Some big chickens that were made with a eye for meat that also do well on the egg front are: Sussex (was once one of the main table birds in London), New Hampshire (developed for meat, but plenty of eggs, Cackle Hatchery used to claim old strain), Chantecler (White definitely huge, Partridge usually, White developed by fellow from Quebec over about 10 years for meat and eggs), and Buckeye (developed by Ohio female as table bird and for eggs). The Chantecler and Buckeye both have the Cornish in their lineage which is a big chested burly bird. However, Dark Cornish of today are not known to be great layers and their eggs are often small (or mine were). What's good for your MN winters would be the roosters of Buckeye and Chantecler would be either a pea or cushion comb and their wattles are both also small from the genetics that go with the P/P portion of their comb genetics. Frostbite often nips the ends off big combed birds or damages the wattles of roosters because the wattles drag in the water in the freezing cold of northern winters. If you cross the roosters of the Chantecler and Buckeye with the single combs of other breed hens, you will end up with chickens with smaller combs. The first generation will have smaller combs, then the second generation will have some that are more big and floppy-ish, and then the third if you breed those with smaller combs, will back to predominantly small. That can be handy if you don't want your roosters to have frostbitten combs.

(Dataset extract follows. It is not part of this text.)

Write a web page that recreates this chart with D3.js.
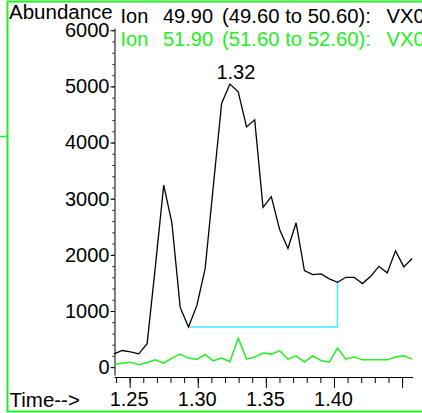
<!DOCTYPE html>
<html>
<head>
<meta charset="utf-8">
<script src="https://cdnjs.cloudflare.com/ajax/libs/d3/7.8.5/d3.min.js"></script>
<style>
body { margin: 0; background: #fff; }
svg { display: block; font-family: "Liberation Sans", Arial, sans-serif; }
</style>
</head>
<body>
<svg width="422" height="413"></svg>
<script>
var svg = d3.select("svg"),
	width = +svg.attr("width"),
	height = +svg.attr("height");

//scan times (min)
var times = [1.2385, 1.2446, 1.2506, 1.2567, 1.2628, 1.2689, 1.2750, 1.2810, 1.2871, 1.2932,
	1.2993, 1.3054, 1.3114, 1.3175, 1.3236, 1.3297, 1.3358, 1.3418, 1.3479, 1.3540,
	1.3601, 1.3662, 1.3722, 1.3783, 1.3844, 1.3905, 1.3966, 1.4026, 1.4087, 1.4148,
	1.4209, 1.4270, 1.4330, 1.4391, 1.4452, 1.4513, 1.4574];

//ion 49.90 abundance (black trace)
var ion49 = [237, 296, 273, 237, 416, 1800, 3243, 2571, 1064, 714,
	1095, 1750, 3220, 4696, 5041, 4904, 4279, 4404, 2845, 3036,
	2452, 2113, 2571, 1720, 1648, 1661, 1571, 1511, 1600, 1600,
	1488, 1618, 1796, 1679, 2071, 1786, 1934];

//ion 51.90 abundance (green trace)
var ion52 = [46, 71, 89, 41, 82, 130, 71, 161, 232, 161,
	136, 225, 113, 161, 95, 518, 143, 179, 250, 232,
	291, 143, 202, 89, 202, 118, 89, 339, 143, 179,
	130, 130, 130, 130, 179, 202, 143];

var yMajor = [0, 1000, 2000, 3000, 4000, 5000, 6000];
var xMajor = [1.25, 1.30, 1.35, 1.40, 1.45];
var xLabels = ["1.25", "1.30", "1.35", "1.40", ""];
var legendIons = ["49.90", "51.90"];
var legendRanges = ["(49.60 to 50.60):", "(51.60 to 52.60):"];
var fileName = "VX0";

//integration: peak apex and baseline from scan to scan
var peakIndex = 14, peakLabel = "1.32";
var baseFrom = 9, baseTo = 27;

var green = "#22f022", cyan = "#40eef8";

//scales
var x = d3.scaleLinear().domain([1.2385, 1.4578]).range([114, 412.7]);
var y = d3.scaleLinear().domain([-140, 6040]).range([375, 28]);

//green frame round the panel
svg.append("rect")
	.attr("x", 7.5).attr("y", 1.5)
	.attr("width", 420).attr("height", 410)
	.attr("fill", "none")
	.attr("stroke", green)
	.attr("stroke-width", 2);

svg.append("line")
	.attr("x1", 0).attr("x2", 7)
	.attr("y1", 136.5).attr("y2", 136.5)
	.attr("stroke", green)
	.attr("stroke-width", 1.5);

//y axis, minor ticks every 200
svg.append("g")
	.attr("transform", "translate(114.5,0)")
	.call(d3.axisLeft(y).tickValues(d3.range(0, 6001, 200)).tickSize(2).tickSizeOuter(0).tickFormat(""))
	.call(function (g) { g.selectAll("line, path").attr("stroke", "#000"); });

var yAxis = svg.append("g")
	.attr("transform", "translate(114.5,0)")
	.call(d3.axisLeft(y).tickValues(yMajor).tickSize(4).tickPadding(1).tickSizeOuter(0).tickFormat(d3.format("d")));
yAxis.select(".domain").remove();
yAxis.selectAll("text")
	.attr("font-size", 20)
	.attr("font-family", "Liberation Sans, Arial, sans-serif")
	.attr("fill", "#000");

//x axis, minor ticks every 0.01
svg.append("g")
	.attr("transform", "translate(0,377)")
	.call(d3.axisBottom(x).tickValues(d3.range(124, 146).map(function (d) { return d / 100; })).tickSize(6).tickSizeOuter(0).tickFormat(""))
	.call(function (g) { g.selectAll("line, path").attr("stroke", "#000"); });

var xAxis = svg.append("g")
	.attr("transform", "translate(0,377)")
	.call(d3.axisBottom(x).tickValues(xMajor).tickSize(11).tickPadding(4).tickSizeOuter(0)
		.tickFormat(function (d, i) { return xLabels[i]; }));
xAxis.select(".domain").remove();
xAxis.selectAll("text")
	.attr("font-size", 20)
	.attr("font-family", "Liberation Sans, Arial, sans-serif")
	.attr("fill", "#000")
	.attr("dx", -1);

//axis titles
svg.append("text")
	.attr("x", 9).attr("y", 19)
	.attr("font-size", 20.5)
	.text("Abundance");

svg.append("text")
	.attr("x", 9.5).attr("y", 406.5)
	.attr("font-size", 20.5)
	.text("Time-->");

//ion legend lines
legendIons.forEach(function (ion, i) {
	var c = i == 0 ? "#000" : green;
	var by = i == 0 ? 22.5 : 46;
	svg.append("text").attr("x", 120.5).attr("y", by).attr("font-size", 20).attr("fill", c).text("Ion");
	svg.append("text").attr("x", 163).attr("y", by).attr("font-size", 20).attr("fill", c).text(ion);
	svg.append("text").attr("x", 222).attr("y", by).attr("font-size", 20.3).attr("fill", c).text(legendRanges[i]);
	svg.append("text").attr("x", 386.5).attr("y", by).attr("font-size", 20.3).attr("fill", c).text(fileName);
});

//traces
var line = d3.line()
	.x(function (d, i) { return x(times[i]); })
	.y(function (d) { return y(d); });

svg.append("path")
	.datum(ion52)
	.attr("d", line)
	.attr("fill", "none")
	.attr("stroke", green)
	.attr("stroke-width", 1.5);

//integration baseline
var baseY = y(ion49[baseFrom]);
svg.append("path")
	.attr("d", "M" + x(times[baseFrom]) + "," + baseY +
		"H" + x(times[baseTo]) +
		"V" + y(ion49[baseTo]))
	.attr("fill", "none")
	.attr("stroke", cyan)
	.attr("stroke-width", 1.5);

svg.append("path")
	.datum(ion49)
	.attr("d", line)
	.attr("fill", "none")
	.attr("stroke", "#000")
	.attr("stroke-width", 1.3)
	.attr("stroke-linejoin", "miter");

//retention time label over the apex
svg.append("text")
	.attr("x", x(times[peakIndex]) + 6)
	.attr("y", y(ion49[peakIndex]) - 5)
	.attr("text-anchor", "middle")
	.attr("font-size", 20)
	.text(peakLabel);
</script>
</body>
</html>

Colors. If you do end up crossing breeds, if you choose a black bird, many of your flock will be black. Same with white. You probably already know that. Australorps are E/E so their chicks will be black if the rooster is ... say ... pure red. And then if those chicks are bred to another pure reddish rooster, then only about 1/2 the chicks will be black ... if I'm remembering my genetics properly. Barring takes over the flock if you aren't careful. Lacing is a nice feature as is speckling. One thing to think about since you're thinking of eating some of these is how well do they pluck out? I've heard some folks discuss that some black chickens end up with black speck on them after plucking and that they like a golden/red or white chicken if they're going to be plucking them to roast.
I would get advice on rooster breeds. I haven't had good luck with Barred Rock roosters. I know plenty of folks can do well with them, but I haven't. I have had really good luck with Buckeyes. They seem to do well with me (people) and other hens and roosters (chickens). New Hampshires, too, but Buckeyes have been better. (Some roosters get along with people, but not so much with other roosters or hens.) I have had great luck with Black Copper Marans roosters, too, but the hens don't lay well enough for your system. Your idea to buy a few and pick one is good. That's what I have done--actually I pick two, one as a backup. I don't ever pick the one that seems to like me the most because he usually ends up liking me too much and gets too close for my comfort. I also don't pick the one that matures the first and starts "liking" the hens too much too early. I go for the middle of the road guy, that hangs back a bit. I don't ever make a pet out of the rooster. I think of him as having his job and I having mine and that the hens are his. That usually works out pretty well around here. I have no idea if that's what will work for you. There are so many different ways to handle and manage chickens that it boggles the mind. I wish you much success!